P(1)P(2|1)P(3|1,2)^246

This could be computed exactly with effort. Note that my method sets each of these terms equal to P(1) = 1-(220/221)^3. This makes the probability of zero successes a little larger, so it makes the probability of 1 or more success a little smaller, so this is a lower bound, and it comes out to 0.0022975%. To get an upper bound, just take 248*(1/221)^3. This simply adds together the 248 probabilities of getting a success starting on any of 248 hands. Look familiar? This is just like the approximation we used before to get the probability of someone having aces out of multiple opponents. It is an upper bound since we are counting multiple times all the times a sequence starts on more than one hand. This upper bound is 0.0022976%. Note that this upper bound differs from the lower bound by only 1 in the 7th decimal place, and the 5th significant digit. The actual answer is between these tight bounds. This was the basis for my initial suggestion that the events were independent, but that was only true to within the accuracy of my spreadsheet at the time. If you say this is "extremely inadequate", then I'd say you are extremely odd.

I don't know what your computer program is computing, but it seems to be close. You get .002287%, and I get .002298%. It may have a small round off error, or perhaps it is only a simulated result, or perhaps it is computing something different. Why don't you give a link, and I'll try to determine what it is computing.

The binomial distribution is not used in this problem, since that applies to getting various numbers of successes in n trials. Here we just want 1 success in 250 trials

Make that 1 or more success, which is equivalent to 0 successes.

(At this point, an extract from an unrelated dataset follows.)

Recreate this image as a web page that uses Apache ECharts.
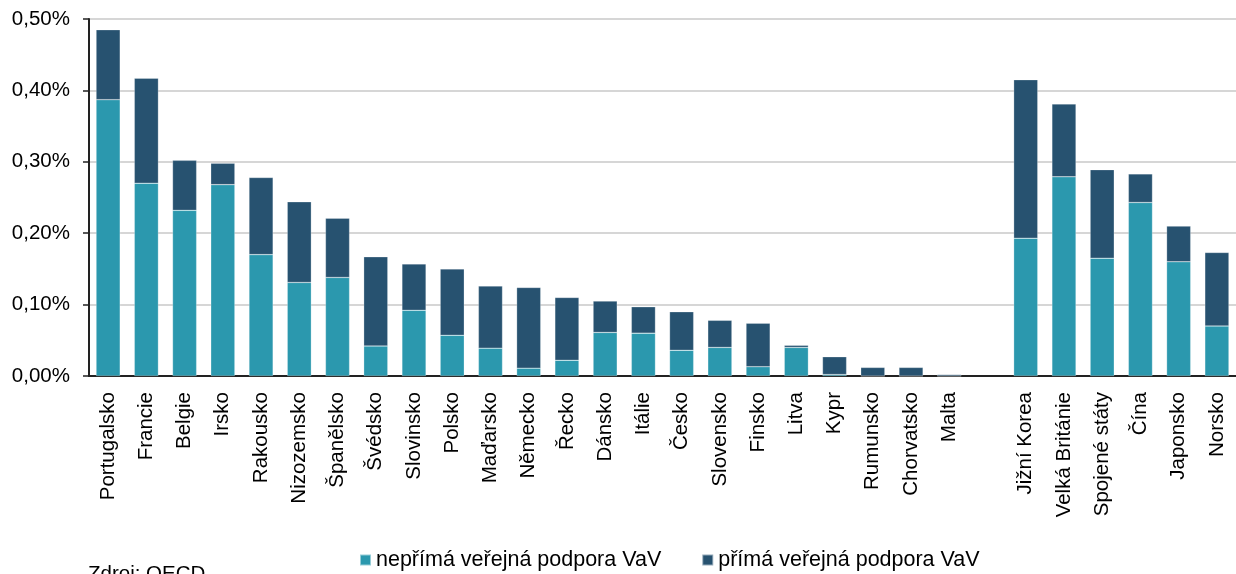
<!DOCTYPE html>
<html>
<head>
<meta charset="utf-8">
<script src="https://cdn.jsdelivr.net/npm/echarts@6/dist/echarts.min.js"></script>
<style>
  html, body { margin: 0; padding: 0; background: #fff; }
  #chart { width: 1236px; height: 574px; }
</style>
</head>
<body>
<div id="chart"></div>
<script>
  // zeme (prazdna polozka = mezera mezi EU a ostatnimi)
  var categories = ['Portugalsko', 'Francie', 'Belgie', 'Irsko', 'Rakousko', 'Nizozemsko', 'Španělsko',
    'Švédsko', 'Slovinsko', 'Polsko', 'Maďarsko', 'Německo', 'Řecko', 'Dánsko', 'Itálie', 'Česko',
    'Slovensko', 'Finsko', 'Litva', 'Kypr', 'Rumunsko', 'Chorvatsko', 'Malta', '',
    'Jižní Korea', 'Velká Británie', 'Spojené státy', 'Čína', 'Japonsko', 'Norsko']

  // neprima verejna podpora VaV (% HDP)
  var indirect = [0.387, 0.270, 0.232, 0.268, 0.170, 0.131, 0.138, 0.042, 0.092, 0.057, 0.039, 0.011,
    0.022, 0.061, 0.060, 0.036, 0.040, 0.013, 0.040, 0.002, 0, 0, 0, null,
    0.193, 0.279, 0.165, 0.243, 0.160, 0.070]

  // prima verejna podpora VaV (% HDP)
  var direct = [0.098, 0.147, 0.070, 0.030, 0.108, 0.113, 0.083, 0.125, 0.065, 0.093, 0.087, 0.113,
    0.088, 0.044, 0.037, 0.054, 0.038, 0.061, 0.003, 0.025, 0.012, 0.012, 0.002, null,
    0.222, 0.102, 0.124, 0.040, 0.050, 0.103]

  var yTicks = [0, 0.1, 0.2, 0.3, 0.4, 0.5]

  var font = 'Liberation Sans, Arial, sans-serif'

  var myChart = echarts.init(document.getElementById('chart'))
  var option = {
    backgroundColor: '#fff',
    animation: false,
    color: ['#2b98ae', '#275270'],
    textStyle: { fontFamily: font },
    grid: {
      left: 89,
      right: 0,
      top: 19,
      bottom: 198
    },
    legend: {
      left: 354,
      top: 544,
      itemWidth: 11,
      itemHeight: 11,
      itemGap: 40,
      icon: 'rect',
      textStyle: { fontSize: 21.5, color: '#000', fontFamily: font },
      data: ['nepřímá veřejná podpora VaV', 'přímá veřejná podpora VaV']
    },
    graphic: [{
      type: 'text',
      left: 88,
      top: 564,
      style: { text: 'Zdroj: OECD', fontSize: 20.5, fill: '#000', fontFamily: font }
    }],
    xAxis: {
      type: 'category',
      data: categories,
      axisLine: { lineStyle: { color: '#222', width: 2 } },
      axisTick: { show: false },
      axisLabel: {
        interval: 0,
        rotate: 90,
        fontSize: 20.5,
        color: '#000',
        margin: 16,
        fontFamily: font
      }
    },
    yAxis: {
      type: 'value',
      min: yTicks[0],
      max: yTicks[yTicks.length - 1],
      interval: 0.1,
      axisLine: { show: true, lineStyle: { color: '#222', width: 2 } },
      axisTick: { show: true, length: 6, lineStyle: { color: '#222', width: 1.5 } },
      splitLine: { lineStyle: { color: '#c8c8c8', width: 1.5 } },
      axisLabel: {
        fontSize: 20.5,
        color: '#000',
        margin: 19,
        fontFamily: font,
        formatter: function (v) { return v.toFixed(2).replace('.', ',') + '%' }
      }
    },
    series: [{
      name: 'nepřímá veřejná podpora VaV',
      type: 'bar',
      stack: 'vav',
      barWidth: '63%',
      itemStyle: { borderColor: 'rgba(255,255,255,0.5)', borderWidth: 0.5 },
      data: indirect
    }, {
      name: 'přímá veřejná podpora VaV',
      type: 'bar',
      stack: 'vav',
      barWidth: '63%',
      itemStyle: { borderColor: 'rgba(255,255,255,0.5)', borderWidth: 0.5 },
      data: direct
    }]
  }
  myChart.setOption(option)
  window.addEventListener('resize', function () {
    myChart.resize()
  })
</script>
</body>
</html>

Also, even if we did want P(3) + P(4) + P(5) + ...+P(250), a rational person would most likely just compute
1 - [ P(1) + P(2) ].

I originally thought you were summing the binomial probabilities of 3 or more successes, and in that case this should be 1 - [ P(0) + P(1) + P(2) ]. You are actually adding something different, so this comment isn't relevant, and it isn't germane to the solution at hand.